Mix the funky freebore with a barrel that is not fixed into the action, and that chunky gas system and you could have a lot of barrel whip going on. This is entirely speculation however. The GD engineers behind the initial design weren't dumb enough to miss most of this.
>G&A tested a commercial-version of the 6.8 TVC ammunition — machine-turned, 135-grain, all-copper projectile — flash signature was virtually non-existent when the barrel was fitted with a Delta P Design suppressor.
>During bench testing, I often printed three out of five shots in a single ragged hole, but two shots strayed outside of a 1 MOA circle.
So it was around a 2 MOA gun with a solid copper bullet off of probably a cold barrel . And assumedly a at least somewhat more than that with the more internally complicated military projectiles. Decent accuracy for a combat rifle, but I could see how with this silly '800 yard point target engagement' concept the Army was pursuing, that wouldn't be desirable.
I did my analysis on the high-BC EPR-style bullet before I saw the SIG rendering and had originally planned to use the photo that Stan posted. The SIG rendering is just a worse example.

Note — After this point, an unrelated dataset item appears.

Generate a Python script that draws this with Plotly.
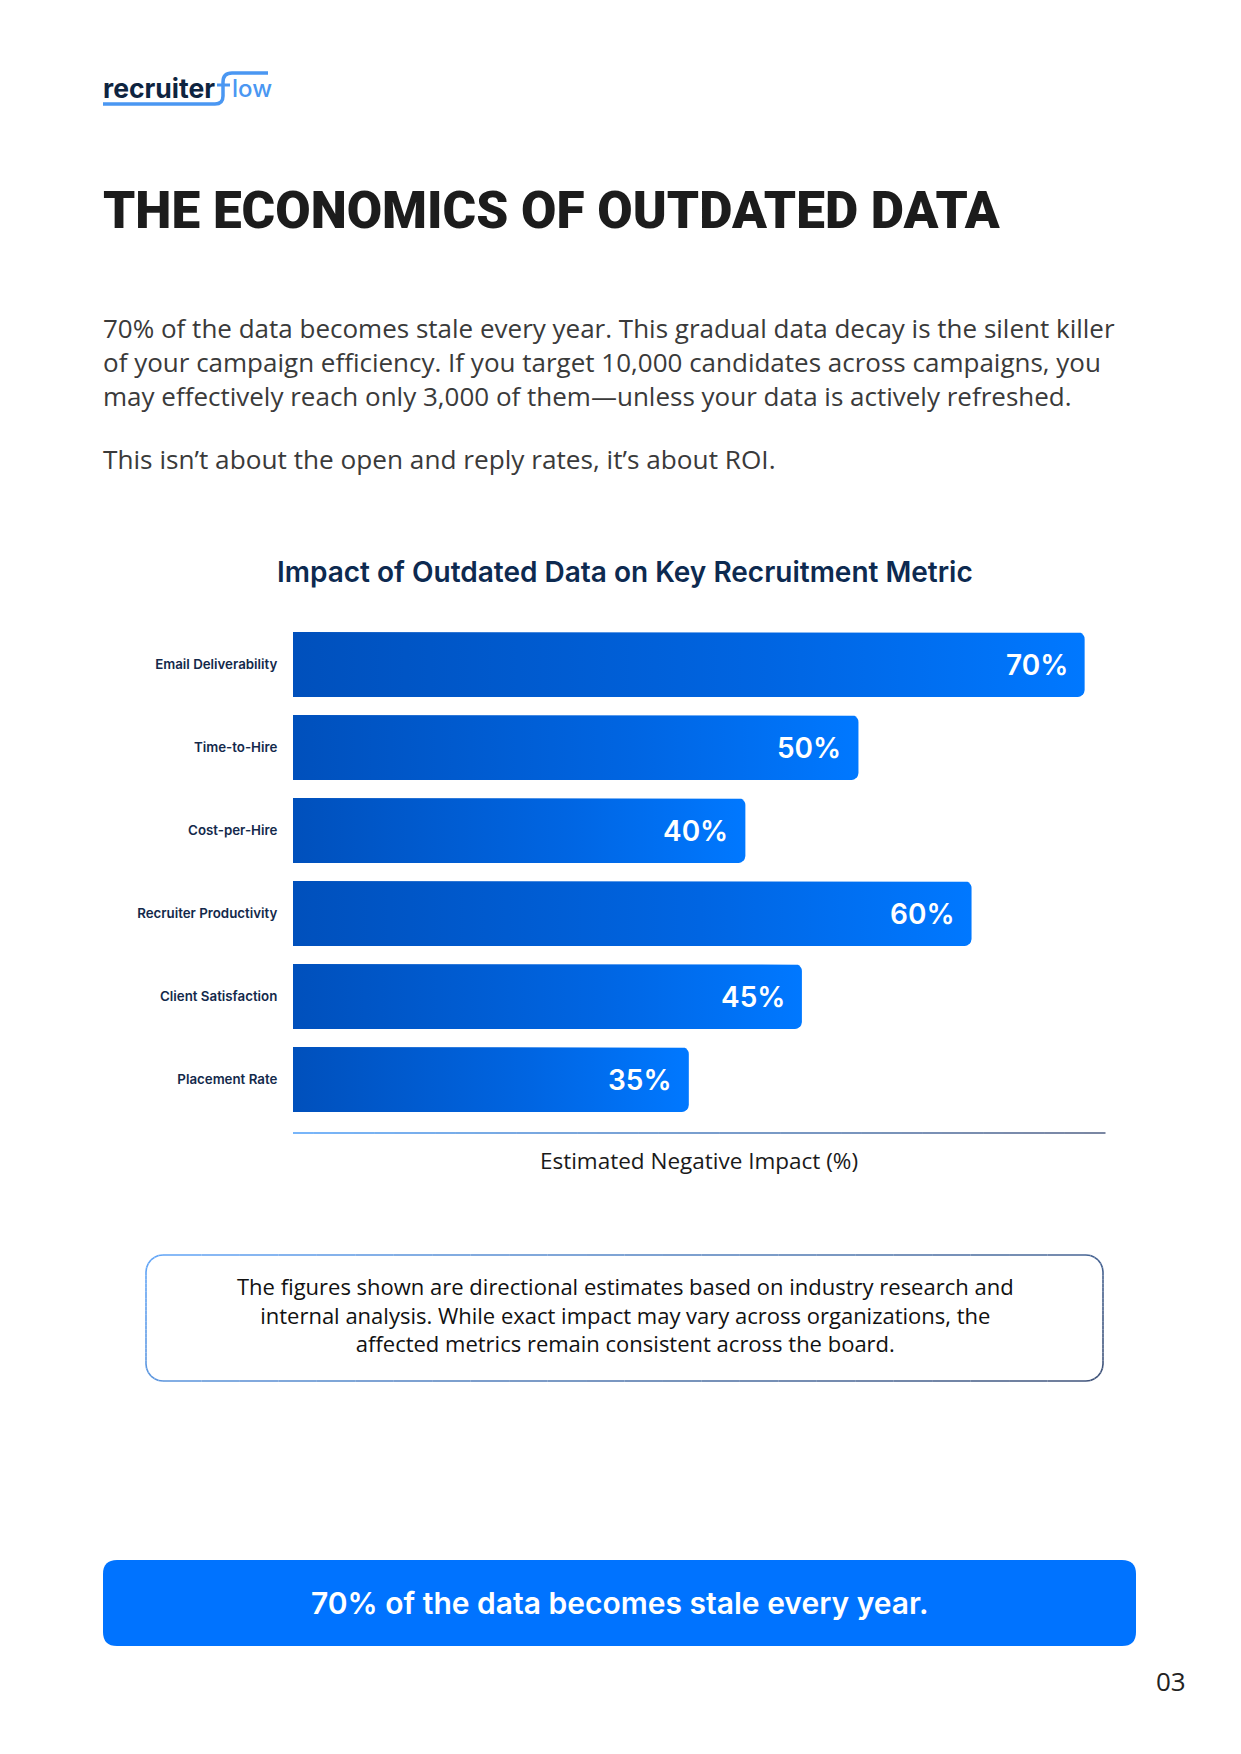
import numpy as np
import plotly.graph_objects as go

W, H = 1241, 1754

categories = ["Email Deliverability", "Time-to-Hire", "Cost-per-Hire",
              "Recruiter Productivity", "Client Satisfaction", "Placement Rate"]
impact_values = [70, 50, 40, 60, 45, 35]
value_labels = ["70%", "50%", "40%", "60%", "45%", "35%"]

paragraph_lines = [
    "70% of the data becomes stale every year. This gradual data decay is the silent killer",
    "of your campaign efficiency. If you target 10,000 candidates across campaigns, you",
    "may effectively reach only 3,000 of them\u2014unless your data is actively refreshed.",
]
paragraph2 = "This isn\u2019t about the open and reply rates, it\u2019s about ROI."
note_lines = [
    "The figures shown are directional estimates based on industry research and",
    "internal analysis. While exact impact may vary across organizations, the",
    "affected metrics remain consistent across the board.",
]
title_text = "THE ECONOMICS OF OUTDATED DATA"
chart_title = "Impact of Outdated Data on Key Recruitment Metric"
axis_title = "Estimated Negative Impact (%)"
banner_text = "70% of the data becomes stale every year."
page_no = "03"


def px_x(X):
    return X / W


def px_y(Y):
    return 1 - Y / H


def rrect(x0, y0, x1, y1, r):
    return (f"M {px_x(x0 + r)},{px_y(y0)} L {px_x(x1 - r)},{px_y(y0)} "
            f"Q {px_x(x1)},{px_y(y0)} {px_x(x1)},{px_y(y0 + r)} "
            f"L {px_x(x1)},{px_y(y1 - r)} Q {px_x(x1)},{px_y(y1)} {px_x(x1 - r)},{px_y(y1)} "
            f"L {px_x(x0 + r)},{px_y(y1)} Q {px_x(x0)},{px_y(y1)} {px_x(x0)},{px_y(y1 - r)} "
            f"L {px_x(x0)},{px_y(y0 + r)} Q {px_x(x0)},{px_y(y0)} {px_x(x0 + r)},{px_y(y0)} Z")


def mix(c1, c2, f):
    f = min(max(f, 0), 1)
    a = [int(c1[i:i + 2], 16) for i in (1, 3, 5)]
    b = [int(c2[i:i + 2], 16) for i in (1, 3, 5)]
    return "#" + "".join(f"{int(round(a[k] + (b[k] - a[k]) * f)):02x}" for k in range(3))


def rrect_outline(x0, y0, x1, y1, r, nseg_edge=24, nseg_arc=6):
    pts = []
    def edge(p, q):
        for k in range(nseg_edge):
            pts.append((p[0] + (q[0] - p[0]) * k / nseg_edge, p[1] + (q[1] - p[1]) * k / nseg_edge))
    def arc(cx, cy, a0):
        for k in range(nseg_arc):
            a = a0 + (np.pi / 2) * k / nseg_arc
            pts.append((cx + r * np.cos(a), cy + r * np.sin(a)))
    edge((x0 + r, y0), (x1 - r, y0))
    arc(x1 - r, y0 + r, -np.pi / 2)
    edge((x1, y0 + r), (x1, y1 - r))
    arc(x1 - r, y1 - r, 0)
    edge((x1 - r, y1), (x0 + r, y1))
    arc(x0 + r, y1 - r, np.pi / 2)
    edge((x0, y1 - r), (x0, y0 + r))
    arc(x0 + r, y0 + r, np.pi)
    pts.append(pts[0])
    return pts


# plot area geometry (pixels)
PX0, PX1 = 293, 1105
PY0, PY1 = 623, 1133
XMAX = 71.8
YBOT = 5.645
px_per_x = (PX1 - PX0) / XMAX
px_per_y = (PY1 - PY0) / (YBOT + 0.5)

half = 0.3916
rad = 7.0
rx = rad / px_per_x
ry = rad / px_per_y

fig = go.Figure()

t = np.linspace(0, np.pi / 2, 8)
for i, v in enumerate(impact_values):
    top = i - half
    bot = i + half
    xs = [0, v - rx]
    ys = [top, top]
    xs += list(v - rx + rx * np.sin(t))
    ys += list(top + ry - ry * np.cos(t))
    xs += [v]
    ys += [bot - ry]
    xs += list(v - rx + rx * np.cos(t))
    ys += list(bot - ry + ry * np.sin(t))
    xs += [0, 0]
    ys += [bot, top]
    fig.add_trace(go.Scatter(
        x=xs, y=ys, mode="lines", fill="toself",
        line=dict(width=0, color="rgba(0,0,0,0)"),
        fillgradient=dict(type="horizontal", start=0, stop=v,
                          colorscale=[[0, "#0050BC"], [0.6, "#0065E2"], [1, "#0078FF"]]),
        hoverinfo="skip", showlegend=False))

annotations = []
for i, (v, lab) in enumerate(zip(impact_values, value_labels)):
    annotations.append(dict(
        x=v, y=i, xref="x", yref="y", text=lab, showarrow=False,
        xanchor="right", yanchor="middle", xshift=-15, yshift=-1,
        font=dict(family="Inter, Noto Sans, sans-serif", size=28, color="white", weight=600)))

# Title
annotations.append(dict(x=px_x(101), y=px_y(210), xref="paper", yref="paper", text=title_text,
                        showarrow=False, xanchor="left", yanchor="middle",
                        font=dict(family="Roboto, sans-serif", size=51.3, color="#1C1C1C", weight=900)))

# paragraph
PFONT = dict(family="Open Sans, sans-serif", size=26, color="#3A3A3A")
annotations.append(dict(x=px_x(101), y=px_y(362), xref="paper", yref="paper",
                        text="<br>".join(paragraph_lines), align="left",
                        showarrow=False, xanchor="left", yanchor="middle", font=PFONT))
annotations.append(dict(x=px_x(101), y=px_y(459), xref="paper", yref="paper", text=paragraph2,
                        showarrow=False, xanchor="left", yanchor="middle",
                        font=dict(family="Open Sans, sans-serif", size=26.2, color="#3A3A3A")))

# chart title
annotations.append(dict(x=px_x(625), y=px_y(572), xref="paper", yref="paper", text=chart_title,
                        showarrow=False, xanchor="center", yanchor="middle",
                        font=dict(family="Inter, Noto Sans, sans-serif", size=28, color="#0D2A50", weight=600)))

# note box text
annotations.append(dict(x=px_x(625), y=px_y(1314), xref="paper", yref="paper",
                        text="<br>".join(note_lines), align="center",
                        showarrow=False, xanchor="center", yanchor="middle",
                        font=dict(family="Open Sans, sans-serif", size=22, color="#111111")))

# banner text
annotations.append(dict(x=px_x(620), y=px_y(1603), xref="paper", yref="paper", text=banner_text,
                        showarrow=False, xanchor="center", yanchor="middle",
                        font=dict(family="Inter, Noto Sans, sans-serif", size=30, color="white", weight=600)))
# page number
annotations.append(dict(x=px_x(1171), y=px_y(1681), xref="paper", yref="paper", text=page_no,
                        showarrow=False, xanchor="center", yanchor="middle",
                        font=dict(family="Open Sans, sans-serif", size=26, color="#222222")))

# logo text
annotations.append(dict(x=px_x(101), y=px_y(88), xref="paper", yref="paper", text="recruiter",
                        showarrow=False, xanchor="left", yanchor="middle",
                        font=dict(family="Inter, sans-serif", size=26.5, color="#0E2440", weight=700)))
annotations.append(dict(x=px_x(230), y=px_y(88), xref="paper", yref="paper", text="low",
                        showarrow=False, xanchor="left", yanchor="middle",
                        font=dict(family="Inter, sans-serif", size=24, color="#4A97F2", weight=500)))

shapes = []
# logo swoosh (f)
shapes.append(dict(type="path", xref="paper", yref="paper",
                   path=(f"M {px_x(103)},{px_y(104)} L {px_x(215)},{px_y(104)} "
                         f"Q {px_x(223)},{px_y(104)} {px_x(223)},{px_y(96)} "
                         f"L {px_x(223)},{px_y(82)} Q {px_x(223)},{px_y(73)} {px_x(232)},{px_y(73)} "
                         f"L {px_x(268)},{px_y(73)}"),
                   line=dict(color="#4A97F2", width=3.5)))
shapes.append(dict(type="line", xref="paper", yref="paper",
                   x0=px_x(217), x1=px_x(230), y0=px_y(85), y1=px_y(85),
                   line=dict(color="#4A97F2", width=3)))

# x axis line with gradient
NSEG = 40
for k in range(NSEG):
    f0 = k / NSEG
    f1 = (k + 1) / NSEG
    shapes.append(dict(type="line", xref="paper", yref="paper",
                       x0=px_x(PX0 + (PX1 - PX0) * f0), x1=px_x(PX0 + (PX1 - PX0) * f1 + 0.5),
                       y0=px_y(PY1), y1=px_y(PY1),
                       line=dict(color=mix("#78B6FA", "#7A86A2", (f0 + f1) / 2), width=2)))

# note box with gradient border
BX0, BY0, BX1, BY1 = 146, 1255, 1103, 1381
pts = rrect_outline(BX0, BY0, BX1, BY1, 17)
for p, q in zip(pts[:-1], pts[1:]):
    fx = ((p[0] + q[0]) / 2 - BX0) / (BX1 - BX0)
    fy = ((p[1] + q[1]) / 2 - BY0) / (BY1 - BY0)
    f = 0.8 * fx + 0.2 * fy
    shapes.append(dict(type="line", xref="paper", yref="paper",
                       x0=px_x(p[0]), y0=px_y(p[1]), x1=px_x(q[0]), y1=px_y(q[1]),
                       line=dict(color=mix("#62A6F8", "#3F5278", f), width=1.6)))
# banner
shapes.append(dict(type="path", xref="paper", yref="paper", path=rrect(103, 1560, 1136, 1646, 14),
                   line=dict(width=0), fillcolor="#0073FF"))

fig.update_layout(
    width=W, height=H, margin=dict(l=0, r=0, t=0, b=0),
    paper_bgcolor="white", plot_bgcolor="white",
    showlegend=False,
    annotations=annotations, shapes=shapes,
    xaxis=dict(domain=[px_x(PX0), px_x(PX1)], range=[0, XMAX], showgrid=False, zeroline=False,
               showticklabels=False, ticks="", showline=False,
               title=dict(text=axis_title, standoff=20,
                          font=dict(family="Open Sans, sans-serif", size=22.5, color="#1A1A1A"))),
    yaxis=dict(domain=[px_y(PY1), px_y(PY0)], range=[YBOT, -0.5], tickmode="array",
               tickvals=list(range(len(categories))), ticktext=categories,
               showgrid=False, zeroline=False, showline=False,
               ticks="outside", ticklen=12, tickcolor="rgba(0,0,0,0)",
               tickfont=dict(family="Inter, Noto Sans, sans-serif", size=13.3, color="#13294B", weight=600)),
)

fig.write_html("out.html", config={"displayModeBar": False},
               post_script="document.body.style.margin='0';")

I wonder if the contestants had many of the actual Army projectiles with which to perform experiments before their designs were finalized. Depending upon the exact composition and shape of the official General Purpose Projectiles, there are any number of pertinent characteristics that might be difficult to duplicate. It would not surprise me if the developers were surprised when they saw the results of the trial.
There must be some explanation behind the odd chamber used by GD, and I suspect that it may have something to do with the neckless polymer round. The relatively large "forcing cone" would imply some issue having to do with alignment of the bullet as it is being chambered. The forces on the cartridge as it is stripped from a magazine and fed into a the chamber may come into play here. I would expect some flexing. After all, TV's cartridge is a plastic tube with metal weights at both ends.
The ogive of the 6.8 mm GP is much longer than the SMK (in both actual dimensions, and proportionally to the bullet length)...
The boat-tail is also significantly longer.
Thanks, Emeric. Can you post ogive, shank, and boattail lengths of both bullets? It seems like if those dimensions are "much" and "significantly" longer, it would be quite noticeable. But, in comparing the photos, I do not see a discernible difference in lengths of those features. They look pretty much the same to my eye.
I don't have a problem with the infantry having organic small arms for fights at 600+ meters. IFV support may not always be available.
However, I agree with the author that there is no need to penetrate body armor at 600 meters, that 100-200 meters would be enough.
But, I do not get the fascination in this forum with neckless ammo. The appeal of polymer cases is understandable, but why neckless?
Increases ogive space substantially for a given OAL, and with seemingly (until now) no downsides
And yet, both of these have 51mm case lengths, loaded with the same bullet.
The first discussion on this forum (that I recall, at least) about neckless cartridges was on a GPC thread over a decade ago. It was about using bullets with a much longer ogive and BC in a (possibly) modified 7.62x51 weapon. The goal was to retain the energy of the M80 cartridge at long range and reducing recoil GPC levels. Energy at 800 and 1000m was a big deal on this forum at the time. The quest for a neckless 5.56 cartridge is mainly about utilizing lower-drag bullets.
For the 6.8mm cartridges submitted for the NGSW trials, case design was not specified so the competitors were allow to optimize as they saw fit. Presumably, the neckless case submitted by True Velocity is optimized for the properties of the polymer. The very fact that GD/TV did not use a conventional case and neck design implies that there was something to gain.
We do not know the thought process that led to TV's submission. Maintaining current chamber pressure levels seems to have been a priority. That is one reason why I want to see TV demonstrate a polymer cartridge at higher pressures. It is a "put your money where your mouth is" moment for them.